Pedro Brancalion is a forestry professor at the University of São Paulo, and the lead author of another new study] published in Science Advances. Where Bastin and his colleagues focused on carbon storage, Brancalion and his co-authors detail other reasons for valuing forests. The new methods also consider the unique costs of rainforest restoration, like how much potential profit will be lost by returning an area from agriculture back to its natural state. With a focus on tropical rainforests, it identified “hotspots” in 15 countries—over 100 million hectares of land in Central and South America, Africa, and Southeast Asia—and proposed strategies for their restoration.
A typical hotspot has these three qualities: the existing forest is heavily degraded or gone, it’s home to many species, and it’s close to where people live. Not only can these areas store carbon and provide habitat, healthy forests clear water of sediments and pollutants, a boon to humans.

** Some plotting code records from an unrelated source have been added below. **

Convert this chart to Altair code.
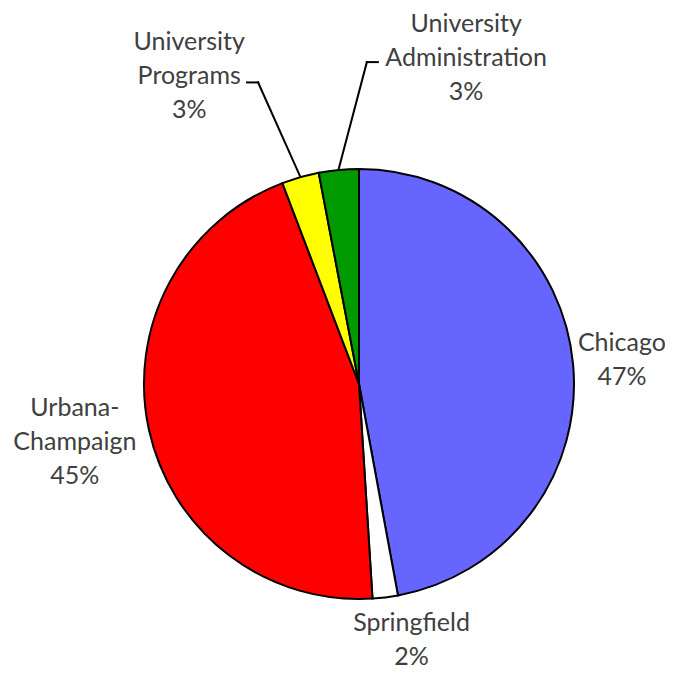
import altair as alt
import pandas as pd

# ---- data ----
cats = ["Chicago", "Springfield", "Urbana-Champaign", "University Programs", "University Administration"]
values = [47.1, 1.9, 45.2, 2.8, 3.0]
name_text = ["Chicago", "Springfield", "Urbana-\nChampaign", "University\nPrograms", "University\nAdministration"]
pct_text = ["47%", "2%", "45%", "3%", "3%"]
colors = ["#6666FF", "#FFFFFF", "#FF0000", "#FFFF00", "#009900"]

# ---- layout (not data) ----
W, H = 657, 661
CX, CY, R = 351, 376, 215
LH = 34
label_dtheta = [0.0, -4.6, 0.7, -13.0, 23.6]     # deg offset from slice middle
label_r = [264, 261, 290, 352, 343]               # px from centre
has_leader = [0, 0, 0, 1, 1]
knee_dtheta = [0, 0, 0, -2.66, 6.8]
knee_r = [0, 0, 0, 318, 322]
tail = [0, 0, 0, -11, 11]

labels_full = [n + "\n" + p for n, p in zip(name_text, pct_text)]
df = pd.DataFrame({
    "idx": list(range(len(cats))),
    "cat": cats,
    "value": values,
    "label": labels_full,
    "nl": [s.count("\n") + 1 for s in labels_full],
    "dth": label_dtheta,
    "lr": label_r,
    "lead": has_leader,
    "kdth": knee_dtheta,
    "kr": knee_r,
    "tail": tail,
})

base = alt.Chart(df)

arcs = base.mark_arc(outerRadius=R, stroke="black", strokeWidth=2).encode(
    theta=alt.Theta("value:Q", stack=True),
    order=alt.Order("idx:Q"),
    color=alt.Color("cat:N", scale=alt.Scale(domain=cats, range=colors), legend=None),
    x=alt.value(CX),
    y=alt.value(CY),
)

geo = base.transform_joinaggregate(total="sum(value)").transform_window(
    cum="sum(value)", sort=[alt.SortField("idx")], frame=[None, 0]
).transform_calculate(
    mid="(datum.cum - datum.value/2)/datum.total*2*PI"
)

labels = geo.transform_calculate(
    a="datum.mid + datum.dth*PI/180"
).transform_calculate(
    lx=f"{CX} + datum.lr*sin(datum.a)",
    ly=f"{CY} - datum.lr*cos(datum.a) - (datum.nl - 1)*{LH}/2",
).mark_text(
    font="Lato", fontSize=25, lineBreak="\n", lineHeight=LH,
    align="center", baseline="middle", color="#404040"
).encode(
    x=alt.X("lx:Q", scale=None, axis=None),
    y=alt.Y("ly:Q", scale=None, axis=None),
    text="label:N",
)

lead = geo.transform_filter("datum.lead == 1").transform_calculate(
    ka="datum.mid + datum.kdth*PI/180"
).transform_calculate(
    x0=f"{CX} + {R + 1}*sin(datum.mid)",
    y0=f"{CY} - {R + 1}*cos(datum.mid)",
    x1=f"{CX} + datum.kr*sin(datum.ka)",
    y1=f"{CY} - datum.kr*cos(datum.ka)",
).transform_calculate(
    x2="datum.x1 + datum.tail"
)

lead1 = lead.mark_rule(color="black", strokeWidth=2, strokeCap="square").encode(
    x=alt.X("x0:Q", scale=None, axis=None), y=alt.Y("y0:Q", scale=None, axis=None),
    x2="x1:Q", y2="y1:Q",
)
lead2 = lead.mark_rule(color="black", strokeWidth=2, strokeCap="square").encode(
    x=alt.X("x1:Q", scale=None, axis=None), y=alt.Y("y1:Q", scale=None, axis=None),
    x2="x2:Q", y2="y1:Q",
)

chart = alt.layer(arcs, lead1, lead2, labels).properties(
    width=W, height=H, padding=0, autosize=alt.AutoSizeParams(type="none")
).configure_view(stroke=None)

chart.save("out.html", embed_options={"renderer": "svg", "actions": False})
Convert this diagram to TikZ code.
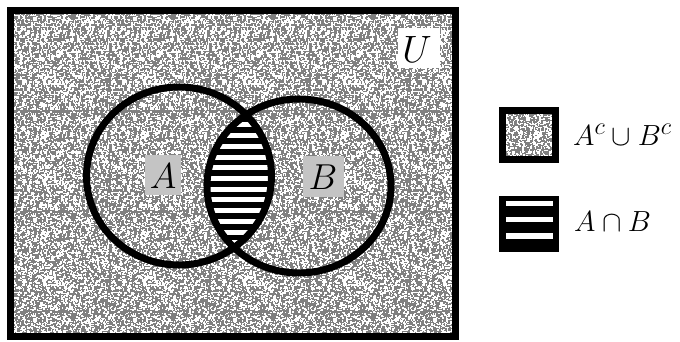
\documentclass[tikz,border=0pt]{standalone}
\definecolor{noisegray}{RGB}{128,128,128}
\definecolor{labelgray}{RGB}{196,196,196}
\newsavebox\nzbox
\newdimen\nzx \newdimen\nzy \newdimen\nzw \newdimen\nzh
\sbox\nzbox{%
  \pgfmathsetseed{7}%
  \color{white}%
  \hbox to 100pt{%
  \foreach \i in {1,...,2600}{%
    \pgfmathrandominteger{\rx}{0}{98}%
    \pgfmathrandominteger{\ry}{0}{98}%
    \pgfmathrandominteger{\rw}{1}{2}%
    \pgfmathrandominteger{\rh}{1}{2}%
    \nzx=\rx pt \nzy=\ry pt \nzw=\rw pt \nzh=\nzy \advance\nzh by \rh pt
    \kern\nzx\vrule width\nzw height\nzh depth-\nzy
    \advance\nzx by \nzw \kern-\nzx
  }\hss}%
}
\tikzset{
  tile/.style={anchor=base west, inner sep=0pt, outer sep=0pt},
  frame/.style={draw=black, line width=7pt},
  setline/.style={draw=black, line width=7pt},
  biglabel/.style={inner sep=0pt, font=\Huge, scale=1.45},
  ulabel/.style={inner sep=0pt, font=\Huge, scale=1.53},
  legendlabel/.style={inner sep=0pt, anchor=west, font=\Huge, scale=1.17},
}
\begin{document}
\begin{tikzpicture}[x=1pt,y=-1pt]
\useasboundingbox (0,0) rectangle (680,342);
\fill[white] (0,0) rectangle (680,342);
% universe background with noise
\fill[noisegray] (10,10.5) rectangle (455,336.5);
\begin{scope}
  \clip (10,10.5) rectangle (455,336.5);
  \foreach \cx in {0,...,4}{
    \foreach \cy in {0,...,3}{
      \node[tile] (t\cx\cy) at ({10+100*\cx},{110.5+100*\cy}) {\usebox\nzbox};
    }
  }
\end{scope}
% U patch
\fill[white] (398,28) rectangle (440,68);
\node[ulabel] (U) at (417,49) {$U$};
% lens A cap B
\begin{scope}
  \clip (179,176) ellipse [x radius=92.5, y radius=89];
  \clip (299,186) ellipse [x radius=92, y radius=87];
  \fill[black] (180,90) rectangle (300,280);
  \foreach \k in {0,...,12}{
    \fill[white] (180,{122.5+10.7*\k}) rectangle (300,{127.5+10.7*\k});
  }
\end{scope}
% set outlines
\draw[setline] (179,176) ellipse [x radius=92.5, y radius=89];
\draw[setline] (299,186) ellipse [x radius=92, y radius=87];
% labels
\fill[labelgray] (145,155) rectangle (181,195);
\node[biglabel] (A) at (163,176) {$A$};
\fill[labelgray] (303,156) rectangle (344,197);
\node[biglabel] (B) at (323,177) {$B$};
% frame
\draw[frame] (10,10.5) rectangle (455,336.5);
% legend 1
\fill[noisegray] (502.5,110.5) rectangle (555.5,159.5);
\begin{scope}
  \clip (502.5,110.5) rectangle (555.5,159.5);
  \node[tile] (lt) at (502.5,210.5) {\usebox\nzbox};
\end{scope}
\draw[frame] (502.5,110.5) rectangle (555.5,159.5);
\node[legendlabel] (L1) at (573,135) {$A^c\cup B^c$};
% legend 2
\fill[black] (499,196) rectangle (559,252);
\fill[white] (506,201) rectangle (553,206);
\fill[white] (506,216.5) rectangle (553,221.5);
\fill[white] (506,233) rectangle (553,238.5);
\node[legendlabel] (L2) at (574,222) {$A\cap B$};
\end{tikzpicture}
\end{document}
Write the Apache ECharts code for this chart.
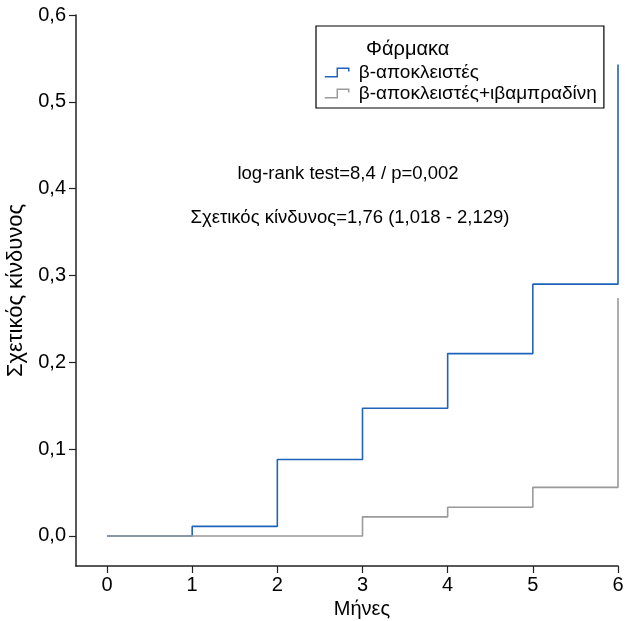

To identify these locations, the scientists overlaid data on the potential for trees to benefit biodiversity, climate change mitigation, climate change adaptation, and water security. They picked out the 10 percent of areas with the most overlap in benefits and lowest costs associated with restoring forests. “The opportunity for restoration is heterogeneously distributed over space,” says Brancalion. “There needs to be a knowledge basis for supporting these initiatives, and that’s what we tried to do.”
Of course, just having a tool that lets you assess all the benefits of trees doesn’t directly translate to trees being planted. “We basically have to transform forest restoration into a more economically viable activity,” says Brancalion.
To that end, he’s investigated some solutions. In a study in Brazil, he found that if landowners can restore a plot of land with a mix of native trees and eucalyptus, then the money they make from eucalyptus timber would offset much of the costs of restoration. He adds that if there was a way to pay landowners for providing ecosystem services—carbon storage, clean water and air—that could help change current incentives, too. Restoring natural forests, then, is part finding creative ways to make money off restored land and part changing how we value restoration by recognizing the tangible benefits that these ecosystems provide.
It’s a daunting task, but it will only get more challenging as the climate warms. As the Science study shows, climate change will scale back the potential area for trees. But we need to move carefully if we’re to realize the intended benefits. It’s not just about planting trees, but restoring actual forests.